**Directions:** Look through the records below and collect all lines that hold the string "with".

**Extracted data:**
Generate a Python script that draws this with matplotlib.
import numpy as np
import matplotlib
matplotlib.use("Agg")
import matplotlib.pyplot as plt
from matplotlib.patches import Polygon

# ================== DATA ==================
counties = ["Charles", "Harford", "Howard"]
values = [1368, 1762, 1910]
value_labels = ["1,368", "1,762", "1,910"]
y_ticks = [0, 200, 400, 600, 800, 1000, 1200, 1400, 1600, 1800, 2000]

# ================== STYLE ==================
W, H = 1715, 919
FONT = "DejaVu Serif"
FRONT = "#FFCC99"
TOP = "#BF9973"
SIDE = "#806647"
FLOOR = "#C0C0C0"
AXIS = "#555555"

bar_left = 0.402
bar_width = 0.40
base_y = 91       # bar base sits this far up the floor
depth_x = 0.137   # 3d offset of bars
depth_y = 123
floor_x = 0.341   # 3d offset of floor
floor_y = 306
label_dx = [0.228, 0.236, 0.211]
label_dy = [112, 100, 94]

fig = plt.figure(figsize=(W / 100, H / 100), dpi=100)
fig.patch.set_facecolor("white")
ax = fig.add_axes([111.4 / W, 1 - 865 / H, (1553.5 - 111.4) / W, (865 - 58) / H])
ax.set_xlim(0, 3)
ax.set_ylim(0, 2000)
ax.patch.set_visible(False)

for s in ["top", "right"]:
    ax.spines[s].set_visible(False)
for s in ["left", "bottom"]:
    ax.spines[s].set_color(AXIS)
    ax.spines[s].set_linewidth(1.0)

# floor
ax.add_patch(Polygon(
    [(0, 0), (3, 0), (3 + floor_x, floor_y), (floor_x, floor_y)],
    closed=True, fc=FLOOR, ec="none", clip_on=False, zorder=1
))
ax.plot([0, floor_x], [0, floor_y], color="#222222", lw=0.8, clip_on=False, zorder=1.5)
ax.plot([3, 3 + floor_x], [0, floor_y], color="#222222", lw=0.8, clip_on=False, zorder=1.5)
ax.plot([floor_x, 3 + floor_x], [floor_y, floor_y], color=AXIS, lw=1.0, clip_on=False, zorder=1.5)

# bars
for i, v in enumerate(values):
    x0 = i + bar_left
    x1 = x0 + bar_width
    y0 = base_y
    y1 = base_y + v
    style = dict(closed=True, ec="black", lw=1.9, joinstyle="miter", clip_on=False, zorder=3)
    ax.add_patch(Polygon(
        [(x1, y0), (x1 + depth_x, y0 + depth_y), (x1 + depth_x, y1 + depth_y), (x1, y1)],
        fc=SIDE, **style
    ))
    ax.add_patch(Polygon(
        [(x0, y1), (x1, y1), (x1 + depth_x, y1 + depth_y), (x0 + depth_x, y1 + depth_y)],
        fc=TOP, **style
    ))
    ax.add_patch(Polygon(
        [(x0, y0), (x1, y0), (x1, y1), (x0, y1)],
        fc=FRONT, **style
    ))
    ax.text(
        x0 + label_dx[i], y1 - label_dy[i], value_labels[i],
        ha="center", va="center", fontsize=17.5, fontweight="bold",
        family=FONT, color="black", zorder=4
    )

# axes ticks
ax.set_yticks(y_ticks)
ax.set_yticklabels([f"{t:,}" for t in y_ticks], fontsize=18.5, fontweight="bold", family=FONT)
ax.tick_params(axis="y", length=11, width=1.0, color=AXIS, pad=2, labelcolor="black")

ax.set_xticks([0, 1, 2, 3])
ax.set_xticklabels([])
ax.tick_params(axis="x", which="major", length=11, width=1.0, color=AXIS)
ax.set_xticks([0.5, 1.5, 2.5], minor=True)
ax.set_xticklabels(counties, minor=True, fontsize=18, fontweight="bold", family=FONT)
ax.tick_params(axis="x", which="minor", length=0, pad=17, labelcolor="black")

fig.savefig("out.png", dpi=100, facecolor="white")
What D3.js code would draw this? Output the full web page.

* * *

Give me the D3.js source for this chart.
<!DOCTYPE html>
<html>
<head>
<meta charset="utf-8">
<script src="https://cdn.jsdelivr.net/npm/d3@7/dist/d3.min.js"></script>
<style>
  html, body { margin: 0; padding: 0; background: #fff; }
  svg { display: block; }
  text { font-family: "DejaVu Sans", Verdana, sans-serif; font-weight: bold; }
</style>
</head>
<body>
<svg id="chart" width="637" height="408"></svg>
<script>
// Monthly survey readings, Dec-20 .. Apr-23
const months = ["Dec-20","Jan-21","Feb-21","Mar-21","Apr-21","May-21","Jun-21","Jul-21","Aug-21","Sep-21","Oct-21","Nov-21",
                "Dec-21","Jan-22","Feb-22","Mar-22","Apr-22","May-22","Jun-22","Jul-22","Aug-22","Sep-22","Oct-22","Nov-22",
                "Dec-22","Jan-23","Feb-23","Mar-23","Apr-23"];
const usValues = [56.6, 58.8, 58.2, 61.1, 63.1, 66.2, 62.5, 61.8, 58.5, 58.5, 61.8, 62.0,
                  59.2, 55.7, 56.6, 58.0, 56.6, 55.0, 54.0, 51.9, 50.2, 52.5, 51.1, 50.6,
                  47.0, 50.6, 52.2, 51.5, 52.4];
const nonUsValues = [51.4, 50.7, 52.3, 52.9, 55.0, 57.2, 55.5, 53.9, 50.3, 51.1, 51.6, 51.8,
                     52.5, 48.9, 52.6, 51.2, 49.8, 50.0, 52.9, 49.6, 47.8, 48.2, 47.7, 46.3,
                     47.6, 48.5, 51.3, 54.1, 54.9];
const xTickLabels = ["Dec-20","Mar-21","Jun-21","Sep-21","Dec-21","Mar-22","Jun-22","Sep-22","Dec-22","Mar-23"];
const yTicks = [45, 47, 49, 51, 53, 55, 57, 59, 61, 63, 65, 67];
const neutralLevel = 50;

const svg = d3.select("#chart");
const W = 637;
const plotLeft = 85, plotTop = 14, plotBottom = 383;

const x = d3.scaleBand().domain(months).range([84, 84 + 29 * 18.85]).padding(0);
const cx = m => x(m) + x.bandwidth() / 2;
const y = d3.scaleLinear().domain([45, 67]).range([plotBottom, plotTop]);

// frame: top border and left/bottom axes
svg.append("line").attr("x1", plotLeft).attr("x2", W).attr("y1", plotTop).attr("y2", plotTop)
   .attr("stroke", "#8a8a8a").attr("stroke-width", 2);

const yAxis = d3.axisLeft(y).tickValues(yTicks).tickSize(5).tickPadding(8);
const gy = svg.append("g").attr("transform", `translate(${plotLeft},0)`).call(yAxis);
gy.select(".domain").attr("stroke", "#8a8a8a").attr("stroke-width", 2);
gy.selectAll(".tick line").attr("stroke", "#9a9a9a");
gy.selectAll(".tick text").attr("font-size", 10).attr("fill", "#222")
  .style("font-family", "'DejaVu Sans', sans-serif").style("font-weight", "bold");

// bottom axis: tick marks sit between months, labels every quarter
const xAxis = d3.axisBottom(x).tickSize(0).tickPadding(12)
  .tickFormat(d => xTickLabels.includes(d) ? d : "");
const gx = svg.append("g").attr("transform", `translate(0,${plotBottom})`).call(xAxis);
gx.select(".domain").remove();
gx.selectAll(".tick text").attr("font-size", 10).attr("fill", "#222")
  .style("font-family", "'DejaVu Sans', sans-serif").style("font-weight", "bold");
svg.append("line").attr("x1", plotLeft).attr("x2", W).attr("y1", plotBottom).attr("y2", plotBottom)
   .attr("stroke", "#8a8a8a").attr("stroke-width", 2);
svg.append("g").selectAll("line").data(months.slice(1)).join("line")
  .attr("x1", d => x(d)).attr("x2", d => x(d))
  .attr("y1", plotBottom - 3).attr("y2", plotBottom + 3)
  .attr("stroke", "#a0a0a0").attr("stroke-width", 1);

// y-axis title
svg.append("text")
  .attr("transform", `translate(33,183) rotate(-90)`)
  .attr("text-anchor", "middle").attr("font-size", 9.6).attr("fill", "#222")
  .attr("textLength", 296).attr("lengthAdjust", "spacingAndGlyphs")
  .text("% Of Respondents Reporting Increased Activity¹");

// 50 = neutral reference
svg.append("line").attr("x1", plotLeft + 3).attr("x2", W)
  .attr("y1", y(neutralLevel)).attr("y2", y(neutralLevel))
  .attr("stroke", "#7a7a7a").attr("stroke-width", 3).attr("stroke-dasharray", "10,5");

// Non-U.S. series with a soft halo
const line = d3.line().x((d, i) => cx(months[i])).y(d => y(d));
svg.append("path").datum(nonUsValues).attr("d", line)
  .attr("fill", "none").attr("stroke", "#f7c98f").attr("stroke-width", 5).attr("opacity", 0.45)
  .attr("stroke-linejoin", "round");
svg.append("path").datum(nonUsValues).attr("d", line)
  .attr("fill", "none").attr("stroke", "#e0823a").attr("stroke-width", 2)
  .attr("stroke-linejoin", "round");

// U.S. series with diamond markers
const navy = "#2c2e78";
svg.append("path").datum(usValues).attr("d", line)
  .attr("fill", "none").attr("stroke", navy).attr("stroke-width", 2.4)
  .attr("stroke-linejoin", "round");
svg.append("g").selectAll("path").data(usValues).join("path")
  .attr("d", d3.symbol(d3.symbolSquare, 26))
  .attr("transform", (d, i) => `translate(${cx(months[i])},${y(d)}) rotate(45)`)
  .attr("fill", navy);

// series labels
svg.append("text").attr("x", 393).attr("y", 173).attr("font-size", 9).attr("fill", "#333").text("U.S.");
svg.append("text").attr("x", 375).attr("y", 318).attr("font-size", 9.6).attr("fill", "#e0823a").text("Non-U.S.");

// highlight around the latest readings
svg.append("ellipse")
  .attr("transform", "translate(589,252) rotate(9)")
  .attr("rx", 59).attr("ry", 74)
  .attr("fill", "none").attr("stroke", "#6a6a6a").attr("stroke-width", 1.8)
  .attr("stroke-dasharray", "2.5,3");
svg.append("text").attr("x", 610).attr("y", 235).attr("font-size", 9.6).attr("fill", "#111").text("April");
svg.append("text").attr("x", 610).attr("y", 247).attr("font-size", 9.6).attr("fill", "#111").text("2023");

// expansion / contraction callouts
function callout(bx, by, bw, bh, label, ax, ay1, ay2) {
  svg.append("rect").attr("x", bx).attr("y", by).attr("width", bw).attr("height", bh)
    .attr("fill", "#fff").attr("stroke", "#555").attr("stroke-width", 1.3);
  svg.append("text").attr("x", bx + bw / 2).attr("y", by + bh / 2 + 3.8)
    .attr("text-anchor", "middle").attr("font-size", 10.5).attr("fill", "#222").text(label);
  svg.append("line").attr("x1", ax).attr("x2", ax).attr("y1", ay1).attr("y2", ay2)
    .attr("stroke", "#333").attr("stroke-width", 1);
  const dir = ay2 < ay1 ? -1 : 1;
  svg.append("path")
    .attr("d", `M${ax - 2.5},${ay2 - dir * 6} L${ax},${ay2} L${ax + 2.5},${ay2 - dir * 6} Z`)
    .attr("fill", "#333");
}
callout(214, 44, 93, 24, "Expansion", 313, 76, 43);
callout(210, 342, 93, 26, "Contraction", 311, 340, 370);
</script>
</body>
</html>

**Expected answer:**
Generate a Python script that draws this with matplotlib.
// Non-U.S. series with a soft halo
// U.S. series with diamond markers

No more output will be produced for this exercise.